Friday, June 29, 2007
Facebroke
D.A.N.C.E.
Seven years on from exiting the dance music industry, I have rediscovered the joys of thumping fucked up electronic sounds, courtesy of the phenomenal Justice album. For a while there after I stopped being a music journo I couldn’t listen to any music at all, let alone any dance music. Slowly I got back into indie stuff – which I’d been into before I got hooked on repetitive beats (unless you count a much younger hip hop period and subsequent flirtation with cold European electronica like Hard Corps) – but whatever dance music was up to from the year 2000 onwards, I wasn’t listening.
Having said that, the dance ‘industry’ (always an amusing misnomer: none of us were particularly industrious) was dying on its arse by the time I moved on. The heydey of superclubs and hedonism was behind us; techno had hit a dead end; big beat was buggered. The volume of records arriving in the Update/7 office seemed to be increasing, but mining the seam of gold in the vinyl mountain was getting ever tougher. I’ve no idea how things went after that, beyond hearing the rumblings of dance music being dead and learning about friends losing their jobs. But recently I’ve started picking up the odd electronic record here and there; mostly on the indie crossover tip (new rave, for want of a better description).

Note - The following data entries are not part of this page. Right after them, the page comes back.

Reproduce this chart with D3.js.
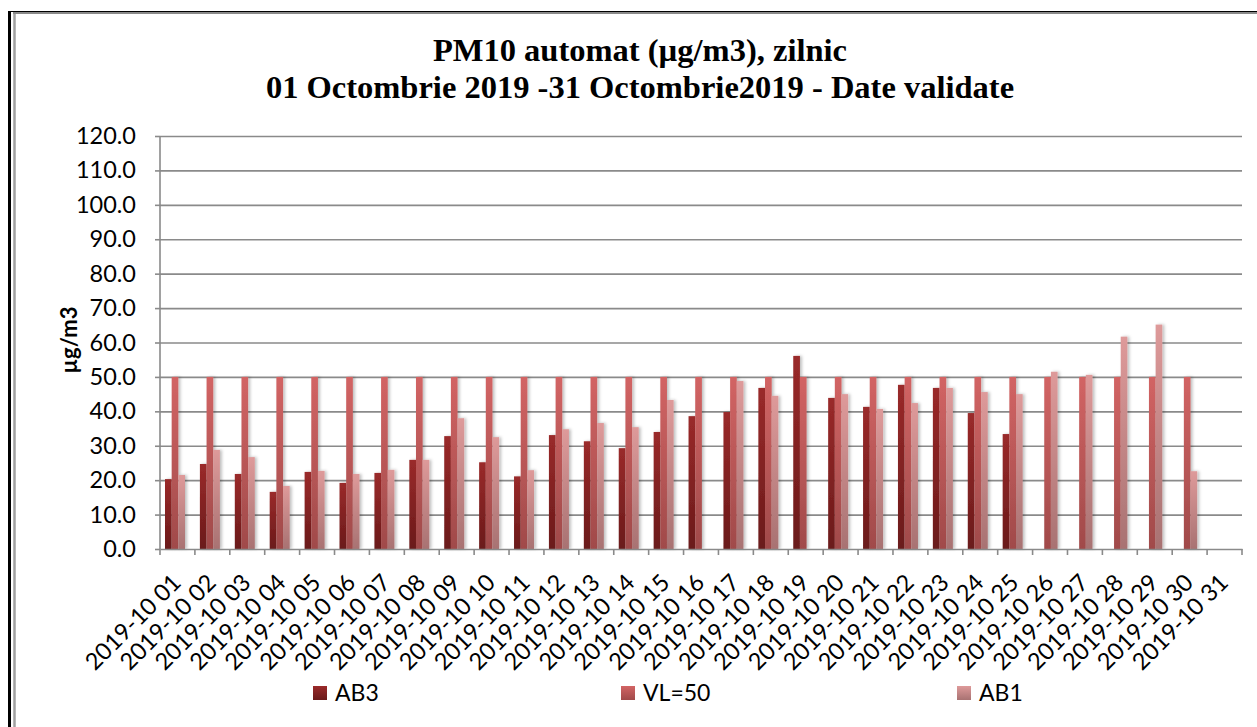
<!DOCTYPE html>
<html lang="ro">
<head>
<meta charset="utf-8">
<title>PM10 automat, zilnic</title>
<script src="https://cdn.jsdelivr.net/npm/d3@7"></script>
<style>
body{margin:0;background:#fff;}
svg{display:block;}
.tick text{font-family:Lato,"Open Sans",sans-serif;}
</style>
</head>
<body>
<div id="chart"></div>
<script>
var width = 1257,
    height = 727;

// data
var days = ["2019-10 01","2019-10 02","2019-10 03","2019-10 04","2019-10 05","2019-10 06","2019-10 07",
  "2019-10 08","2019-10 09","2019-10 10","2019-10 11","2019-10 12","2019-10 13","2019-10 14",
  "2019-10 15","2019-10 16","2019-10 17","2019-10 18","2019-10 19","2019-10 20","2019-10 21",
  "2019-10 22","2019-10 23","2019-10 24","2019-10 25","2019-10 26","2019-10 27","2019-10 28",
  "2019-10 29","2019-10 30","2019-10 31"];
var ab3 = [20.3,24.7,21.8,16.6,22.4,19.2,22.1,25.9,32.8,25.2,21.1,33.1,31.3,29.3,34.0,38.6,39.8,46.8,56.1,43.9,
  41.3,47.7,46.8,39.5,33.4,null,null,null,null,null,null];
var vl = [50,50,50,50,50,50,50,50,50,50,50,50,50,50,50,50,50,50,50,50,50,50,50,50,50,50,50,50,50,50,null];
var ab1 = [21.5,28.8,26.7,18.3,22.7,21.8,23.0,25.9,38.0,32.5,22.9,34.8,36.6,35.4,43.3,null,48.8,44.5,null,45.0,
  40.7,42.4,46.8,45.6,45.0,51.5,50.6,61.7,65.2,22.6,null];
var seriesNames = ["AB3","VL=50","AB1"];
var yTicks = [0,10,20,30,40,50,60,70,80,90,100,110,120];

var series = [ab3, vl, ab1];
var colors = [["#9a2a2a","#6a1a1a"],["#d26464","#a04a4a"],["#de9a9a","#a87272"]];

var margin = {left:160, right:15, top:136, bottom:178};
var plotW = width - margin.left - margin.right,
    plotH = height - margin.top - margin.bottom;

var svg = d3.select("#chart").append("svg")
    .attr("width", width)
    .attr("height", height);

var defs = svg.append("defs");
colors.forEach(function(c,i){
  var g = defs.append("linearGradient").attr("id","grad"+i)
    .attr("x1",0).attr("y1",0).attr("x2",0).attr("y2",1);
  g.append("stop").attr("offset","0%").attr("stop-color",c[0]);
  g.append("stop").attr("offset","100%").attr("stop-color",c[1]);
});
var f = defs.append("filter").attr("id","shadow")
  .attr("x","-50%").attr("y","-10%").attr("width","250%").attr("height","120%");
f.append("feDropShadow").attr("dx",2).attr("dy",0).attr("stdDeviation",1.5)
  .attr("flood-color","#000").attr("flood-opacity",0.25);

// frame
svg.append("line").attr("x1",9.5).attr("y1",11).attr("x2",9.5).attr("y2",height)
  .attr("stroke","#000").attr("stroke-width",3);
svg.append("line").attr("x1",8).attr("y1",11.5).attr("x2",width).attr("y2",11.5)
  .attr("stroke","#000").attr("stroke-width",1);
svg.append("line").attr("x1",14.5).attr("y1",13).attr("x2",14.5).attr("y2",height)
  .attr("stroke","#a0a0a0").attr("stroke-width",2.5);
svg.append("line").attr("x1",13).attr("y1",13).attr("x2",width).attr("y2",13)
  .attr("stroke","#8a8a8a").attr("stroke-width",2);

// title
var title = svg.append("text")
  .attr("text-anchor","middle")
  .attr("font-family","'Liberation Serif','Times New Roman',serif")
  .attr("font-weight","bold")
  .attr("font-size",32.5);
title.append("tspan").attr("x",640).attr("y",61).text("PM10 automat (µg/m3), zilnic");
title.append("tspan").attr("x",640).attr("y",98).text("01 Octombrie 2019 -31 Octombrie2019 - Date validate");

var g = svg.append("g").attr("transform","translate("+margin.left+","+margin.top+")");

var x0 = d3.scaleBand().domain(days).range([0, plotW]).padding(0);
var x1 = d3.scaleBand().domain(d3.range(3)).range([5, 25]);
var y = d3.scaleLinear().domain([0,120]).range([plotH, 0]);

// gridlines
g.append("g").selectAll("line").data(yTicks.slice(1)).enter().append("line")
  .attr("x1",0).attr("x2",plotW)
  .attr("y1",function(d){return y(d)+0.5;}).attr("y2",function(d){return y(d)+0.5;})
  .attr("stroke","#8a8a8a").attr("stroke-width",1.6);

// y axis
var yAxis = g.append("g").call(d3.axisLeft(y).tickValues(yTicks).tickSize(5).tickPadding(19)
  .tickFormat(d3.format(".1f")));
yAxis.selectAll("text").attr("font-size",23.5).attr("fill","#000");
yAxis.selectAll("line,path").attr("stroke","#8a8a8a").attr("stroke-width",1.6);
yAxis.select(".domain").attr("d","M0,"+plotH+"V0");

// bars
var groups = g.append("g").selectAll("g").data(days).enter().append("g")
  .attr("transform",function(d){return "translate("+x0(d)+",0)";});
groups.selectAll("rect")
  .data(function(d,i){
    return series.map(function(s,k){return {k:k, v:s[i]};}).filter(function(e){return e.v!=null;});
  })
  .enter().append("rect")
  .attr("x",function(d){return x1(d.k);})
  .attr("width",x1.bandwidth())
  .attr("y",function(d){return y(d.v);})
  .attr("height",function(d){return plotH - y(d.v);})
  .attr("fill",function(d){return "url(#grad"+d.k+")";})
  .attr("filter","url(#shadow)");

// x axis
var xAxis = g.append("g").attr("transform","translate(0,"+plotH+")")
  .call(d3.axisBottom(x0).tickSize(0).tickPadding(0));
xAxis.select(".domain").attr("stroke","#8a8a8a").attr("stroke-width",1.6);
xAxis.selectAll(".tick text")
  .attr("font-size",23.5).attr("fill","#000")
  .attr("text-anchor","end")
  .attr("dy",0)
  .attr("transform","translate(5,35) rotate(-45)");
// category separator ticks
g.append("g").selectAll("line").data(days.concat([null])).enter().append("line")
  .attr("x1",function(d,i){return i*x0.step();}).attr("x2",function(d,i){return i*x0.step();})
  .attr("y1",plotH).attr("y2",plotH+6)
  .attr("stroke","#8a8a8a").attr("stroke-width",1.6);

// y axis title
svg.append("text")
  .attr("transform","translate(77,340) rotate(-90)")
  .attr("text-anchor","middle")
  .attr("font-family","Lato,'Open Sans',sans-serif")
  .attr("font-weight","bold")
  .attr("font-size",22)
  .text("µg/m3");

// legend
var legX = [313, 621, 957];
var leg = svg.append("g").selectAll("g").data(seriesNames).enter().append("g")
  .attr("transform",function(d,i){return "translate("+legX[i]+",686)";});
leg.append("rect").attr("width",14).attr("height",14)
  .attr("fill",function(d,i){return "url(#grad"+i+")";});
leg.append("text").attr("x",22).attr("y",15)
  .attr("font-family","Lato,'Open Sans',sans-serif")
  .attr("font-size",23)
  .text(function(d){return d;});
</script>
</body>
</html>
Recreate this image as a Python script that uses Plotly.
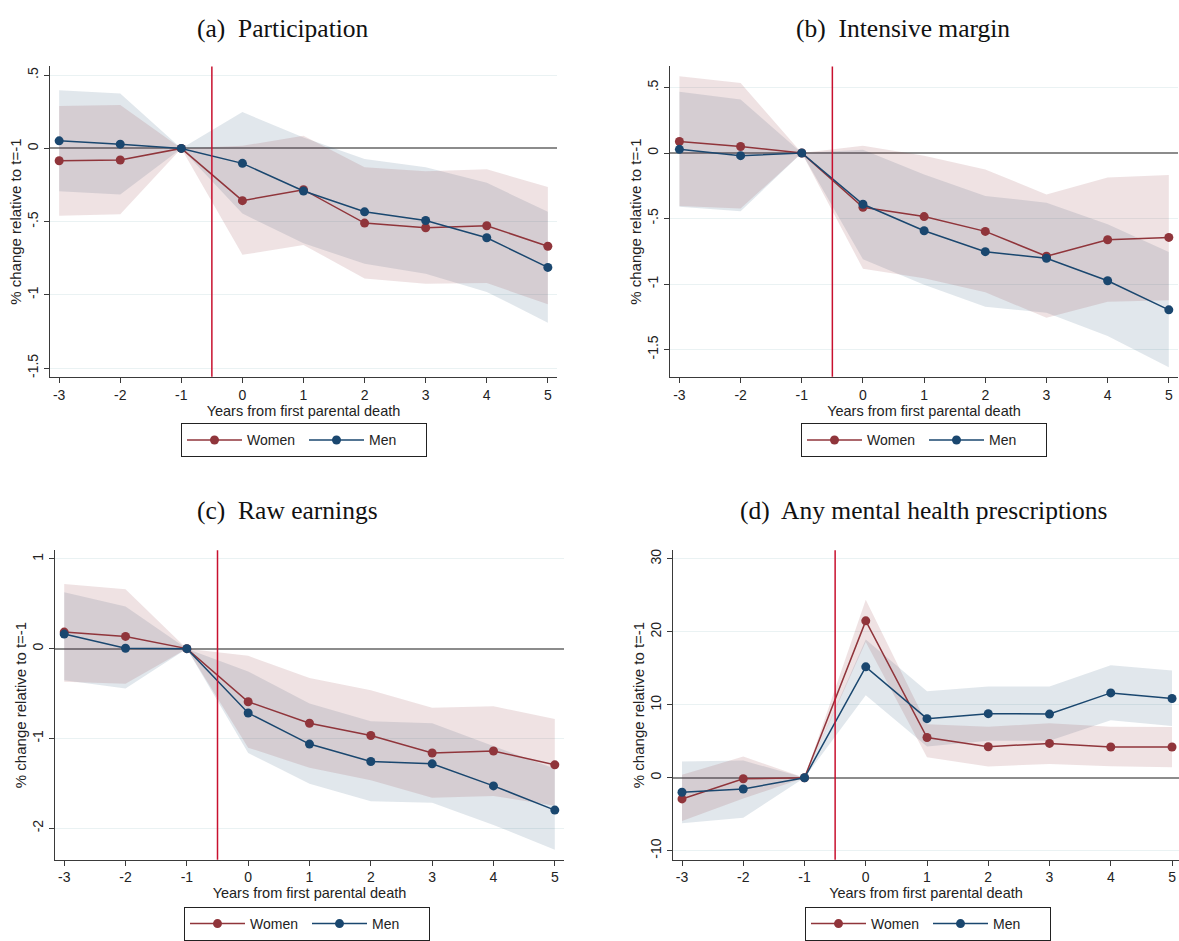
import plotly.graph_objects as go

YEARS = [-3, -2, -1, 0, 1, 2, 3, 4, 5]
EVENT_LINE = -0.5

# (a) Participation
A_W = [-0.084, -0.079, 0, -0.357, -0.282, -0.51, -0.542, -0.528, -0.668]
A_W_HI = [0.289, 0.296, 0, 0.018, 0.086, -0.129, -0.156, -0.142, -0.264]
A_W_LO = [-0.46, -0.449, 0, -0.727, -0.659, -0.889, -0.925, -0.919, -1.065]
A_M = [0.052, 0.029, 0, -0.102, -0.291, -0.433, -0.492, -0.61, -0.813]
A_M_HI = [0.397, 0.375, 0, 0.248, 0.075, -0.072, -0.129, -0.235, -0.433]
A_M_LO = [-0.293, -0.314, 0, -0.445, -0.648, -0.788, -0.856, -0.98, -1.19]

# (b) Intensive margin
B_W = [0.088, 0.05, 0, -0.414, -0.485, -0.598, -0.788, -0.662, -0.644]
B_W_HI = [0.586, 0.535, 0, 0.056, -0.02, -0.126, -0.316, -0.187, -0.167]
B_W_LO = [-0.404, -0.424, 0, -0.884, -0.955, -1.063, -1.258, -1.136, -1.124]
B_M = [0.028, -0.02, 0, -0.391, -0.593, -0.753, -0.803, -0.975, -1.197]
B_M_HI = [0.467, 0.409, 0, 0.025, -0.164, -0.328, -0.379, -0.543, -0.755]
B_M_LO = [-0.41, -0.444, 0, -0.811, -1.005, -1.174, -1.22, -1.396, -1.636]

# (c) Raw earnings
C_W = [0.184, 0.136, 0, -0.592, -0.831, -0.967, -1.162, -1.14, -1.294]
C_W_HI = [0.72, 0.66, 0, -0.08, -0.327, -0.463, -0.658, -0.643, -0.783]
C_W_LO = [-0.368, -0.39, 0, -1.103, -1.327, -1.467, -1.662, -1.64, -1.75]
C_M = [0.162, 0.004, 0, -0.717, -1.063, -1.257, -1.283, -1.529, -1.798]
C_M_HI = [0.629, 0.47, 0, -0.254, -0.61, -0.809, -0.831, -1.081, -1.338]
C_M_LO = [-0.353, -0.445, 0, -1.162, -1.504, -1.699, -1.717, -1.963, -2.239]

# (d) Any mental health prescriptions
D_W = [-2.9, -0.14, 0, 21.5, 5.52, 4.25, 4.71, 4.21, 4.21]
D_W_HI = [0.41, 2.9, 0, 24.4, 7.33, 7.0, 7.47, 7.0, 6.97]
D_W_LO = [-5.93, -2.85, 0, 18.6, 2.8, 1.54, 1.9, 1.58, 1.45]
D_M = [-1.99, -1.54, 0, 15.2, 8.1, 8.78, 8.73, 11.63, 10.86]
D_M_HI = [2.22, 2.35, 0, 18.96, 11.86, 12.49, 12.49, 15.43, 14.7]
D_M_LO = [-6.24, -5.48, 0, 11.31, 4.3, 5.07, 5.07, 7.87, 7.1]

TITLES = ["(a)  Participation", "(b)  Intensive margin",
          "(c)  Raw earnings", "(d)  Any mental health prescriptions"]
X_TITLE = "Years from first parental death"
Y_TITLE = "% change relative to t=-1"
SERIES = ["Women", "Men"]

Y_TICKS_AB = [0.5, 0, -0.5, -1, -1.5]
Y_TICKTEXT_AB = [".5", "0", "-.5", "-1", "-1.5"]
Y_TICKS_C = [1, 0, -1, -2]
Y_TICKTEXT_C = ["1", "0", "-1", "-2"]
Y_TICKS_D = [30, 20, 10, 0, -10]
Y_TICKTEXT_D = ["30", "20", "10", "0", "-10"]

W = 1179
H = 941
WOMEN_COLOR = "#90353b"
MEN_COLOR = "#1a476f"
WOMEN_FILL = "rgba(144,53,59,0.14)"
MEN_FILL = "rgba(26,71,111,0.13)"
VLINE_COLOR = "#c8102e"
GRID = "#eaf2f3"
AXIS = "#3a3a3a"
SANS = "Liberation Sans, Arial, sans-serif"
SERIF = "Liberation Serif, Times New Roman, serif"

panels = [
    dict(data=(A_W, A_W_HI, A_W_LO, A_M, A_M_HI, A_M_LO), px=(50, 557), py=(65, 378),
         xr=[-3.15, 5.15], yr=[-1.56, 0.56], yt=Y_TICKS_AB, ytt=Y_TICKTEXT_AB,
         title_x=283, title_y=27, leg_x=304, leg_y=425),
    dict(data=(B_W, B_W_HI, B_W_LO, B_M, B_M_HI, B_M_LO), px=(670, 1178), py=(65, 378),
         xr=[-3.154, 5.15], yr=[-1.708, 0.661], yt=Y_TICKS_AB, ytt=Y_TICKTEXT_AB,
         title_x=903, title_y=27, leg_x=924, leg_y=425),
    dict(data=(C_W, C_W_HI, C_W_LO, C_M, C_M_HI, C_M_LO), px=(55, 564), py=(553, 865),
         xr=[-3.15, 5.15], yr=[-2.35, 1.095], yt=Y_TICKS_C, ytt=Y_TICKTEXT_C,
         title_x=287, title_y=513, leg_x=307, leg_y=913),
    dict(data=(D_W, D_W_HI, D_W_LO, D_M, D_M_HI, D_M_LO), px=(673, 1179), py=(553, 865),
         xr=[-3.147, 5.114], yr=[-11.22, 31.17], yt=Y_TICKS_D, ytt=Y_TICKTEXT_D,
         title_x=924, title_y=513, leg_x=928, leg_y=913),
]

fig = go.Figure()
layout = dict(
    width=W, height=H, margin=dict(l=0, r=0, t=0, b=0),
    paper_bgcolor="white", plot_bgcolor="white",
    font=dict(family=SANS, size=14, color="#222"),
    showlegend=True, annotations=[], shapes=[],
)

for i, p in enumerate(panels):
    n = "" if i == 0 else str(i + 1)
    xa = "x" + n
    ya = "y" + n
    leg = "legend" + n
    w, whi, wlo, m, mhi, mlo = p["data"]
    common = dict(xaxis=xa, yaxis=ya, legend=leg)
    # confidence bands
    for lo, hi, fc in ((mlo, mhi, MEN_FILL), (wlo, whi, WOMEN_FILL)):
        fig.add_trace(go.Scatter(x=YEARS, y=lo, mode="lines", line=dict(width=0),
                                 showlegend=False, hoverinfo="skip", **common))
        fig.add_trace(go.Scatter(x=YEARS, y=hi, mode="lines", line=dict(width=0),
                                 fill="tonexty", fillcolor=fc,
                                 showlegend=False, hoverinfo="skip", **common))
    for name, vals, col in ((SERIES[0], w, WOMEN_COLOR), (SERIES[1], m, MEN_COLOR)):
        fig.add_trace(go.Scatter(x=YEARS, y=vals, mode="lines+markers", name=name,
                                 line=dict(color=col, width=1.5),
                                 marker=dict(color=col, size=9), **common))

    x0, x1 = p["px"]
    y0, y1 = p["py"]
    layout["xaxis" + n] = dict(
        domain=[x0 / W, x1 / W], anchor=ya, range=p["xr"],
        tickvals=YEARS, ticktext=[str(v) for v in YEARS],
        ticks="outside", ticklen=5, tickcolor=AXIS, showgrid=False, zeroline=False,
        showline=True, linecolor=AXIS, linewidth=1,
        tickfont=dict(size=14, family=SANS, color="#222"),
        title=dict(text=X_TITLE, font=dict(size=14.5, family=SANS, color="#222"), standoff=2),
    )
    layout["yaxis" + n] = dict(
        domain=[1 - y1 / H, 1 - y0 / H], anchor=xa, range=p["yr"],
        tickvals=p["yt"], ticktext=p["ytt"], tickangle=-90,
        ticks="outside", ticklen=5, tickcolor=AXIS,
        showgrid=True, gridcolor=GRID, gridwidth=1,
        zeroline=True, zerolinecolor="#8c8c8c", zerolinewidth=1.5,
        showline=True, linecolor=AXIS, linewidth=1,
        tickfont=dict(size=14, family=SANS, color="#222"),
        title=dict(text=Y_TITLE, font=dict(size=15, family=SANS, color="#222"), standoff=0),
    )
    layout[leg] = dict(
        orientation="h", x=p["leg_x"] / W, y=1 - p["leg_y"] / H,
        xanchor="center", yanchor="top", traceorder="normal",
        bordercolor="#222", borderwidth=1, bgcolor="white",
        font=dict(size=14, family=SANS, color="#222"),
        entrywidth=52, entrywidthmode="pixels", itemwidth=55,
        tracegroupgap=0,
    )
    layout["annotations"].append(dict(
        text=TITLES[i], x=p["title_x"] / W, y=1 - p["title_y"] / H,
        xref="paper", yref="paper", xanchor="center", yanchor="middle",
        showarrow=False, font=dict(size=25.5, family=SERIF, color="#111"),
    ))
    layout["shapes"].append(dict(
        type="line", xref=xa, yref=ya + " domain", x0=EVENT_LINE, x1=EVENT_LINE,
        y0=0, y1=1, line=dict(color=VLINE_COLOR, width=1.5),
    ))

fig.update_layout(**layout)
fig.write_html("out.html")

What marks this new iteration of dance records out from forebearers like Daft Punk is their restlessness: Justice tracks never sit still. Sure, they repeat their hooks, riffs and themes, but always with a new twist, and sometimes shooting off in a completely unexpected direction. Dance records past tended to alight on a hook and milk it for all it was worth, which obviously works in a club context but ultimately limits what you can do. Justice tracks deploy their harsh hooks sparingly or subtly, and limit the use of connective-tissue things like hi-hats, whilst constantly changing up the beats, dropping out the bass, reaching brief crescendos and then deciding to do something else entirely, like a fidgety kid throwing a strop halfway through a game of ‘Guess Who?’ and going off to surf the web instead.
All this will mean fuck all to anybody but me; it’s more a note to myself really, as I nod my head to the twisting, textured, jerking music.